Galaxies Fly Out
Hubble Opens Pandora’s Box, and Thousands of Galaxies Fly Out
As I was putting together my Best Astronomy Pictures of 2013
page, I was thinking that it had been a while since I had posted a
jaw-dropping Hubble shot of galaxies. And then Hubble delivered.
That stunning image shows Abell 2744, a huge cluster of galaxies located a mind-numbing 4 billion light years away. Also known as Pandora's Cluster, it’s actually four separate clusters of galaxies undergoing a massive collision.
I suggest you grab a higher-resolution version of the image (there's even a monster 3900 x 4360 pixel version).

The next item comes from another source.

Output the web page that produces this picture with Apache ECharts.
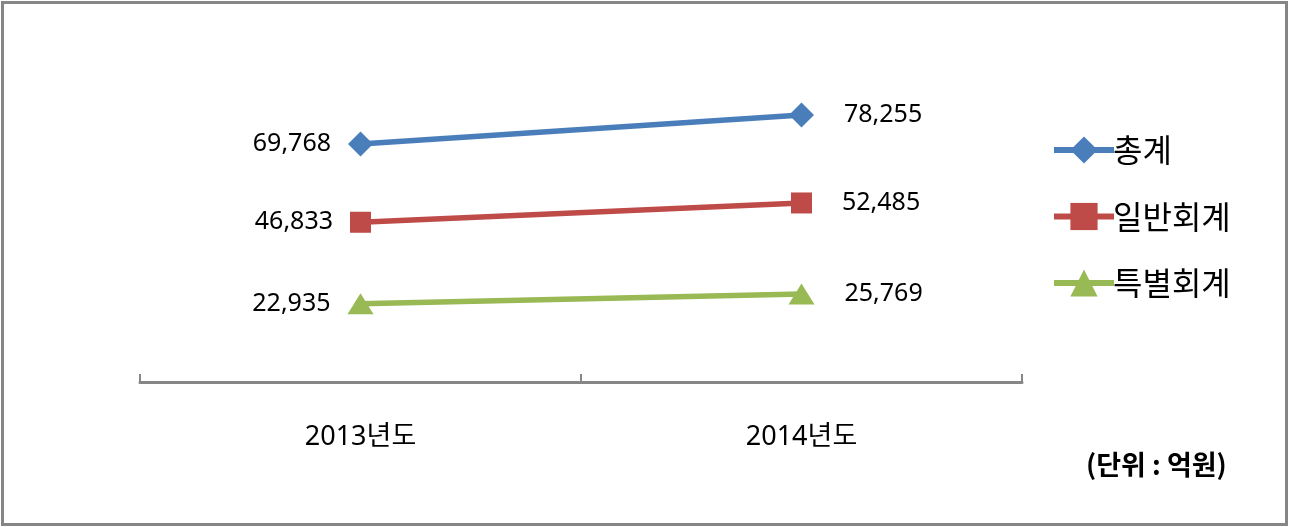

When you peruse it, take note: not every object you see in it is part
of the cluster. Not even close. If you zoom in, you’ll see lots of weird
arcs and streaks:
Get this: Those are actually entire galaxies, located far,
far behind the cluster. Pandora is so massive—400 trillion times the
mass of our own Sun, a thousand times that of our entire galaxy—that its
combined gravity literally bends space. Light from the more distant
galaxies gets bent as it passes through space near the cluster,
distorting our view of them. The cluster is what we call a gravitational
lens because that’s exactly what’s going on: The gravity is bending
light similar to the way a glass lens does. I have a more detailed explanation in an earlier post if you want the back story on how this works.
Another fun benefit from gravitational lenses is that they boost the
light from more distant galaxies. At huge distances galaxies are faint,
of course. But if the light from a galaxy is focused by the gravity of a
cluster, it appears brighter to us. This means otherwise invisible
galaxies can be seen! Some of the galaxies in the Hubble image are incredibly
far away, 12 billion light years away. That means we see them less than
2 billion years after the Big Bang itself, when the Universe was young (it’s 13.8 billion years old now).
That’s why Hubble stared at this same spot in space for a whopping 67
hours: To get the deepest images ever of a gravitational lens, to take a
census of the cluster itself, and to see the soul-crushingly distant
galaxies behind it better than ever before—it’s why they call this the
Frontier Field (similar to the series of Deep Field images Hubble has taken over the years).
In the final image, more than 3,000 such distant galaxies can be spotted, some of which have a mass only 1/1,000th of our own Milky Way. Hundreds of galaxies are seen in Pandora's Cluster, and in total some 10,000
galaxies are seen scattered throughout the image, both between Earth
and the cluster, and well beyond. This image is so deep that astronomers
can actually see the light from stars in Pandora's Cluster that have
been stripped out of their parent galaxies, victims of gravitational
collisions between the galaxies.
This image is stunning. Back in the day, when I was gainfully
employed calibrating and processing Hubble data, I worked with a few
very deep ones. You could see galaxies strewn through them, scattered
like plant seeds on the wind. The work to whip the images into shape was
generally fairly routine, even tedious at times, but then sometimes I’d
suddenly see them for what they really were: Trillions upon countless
trillions of stars, each photon of light in the image from these distant
suns having traveled billions of years, losing energy as they swam
upstream against the expansion of the Universe, finally stopping after
that long, long journey when they hit the camera orbiting hundreds of
kilometers above the Earth.
I’d stop dead in my work, gaping, the hair on the back of my neck
rising as those thoughts seeped into my brain. Even if you don’t
understand the science, can’t grasp the physics, then know this: We
humans yearn to reach across the Universe, to understand all that we
see. And then we actually do this. When we try, we can see very, very far indeed.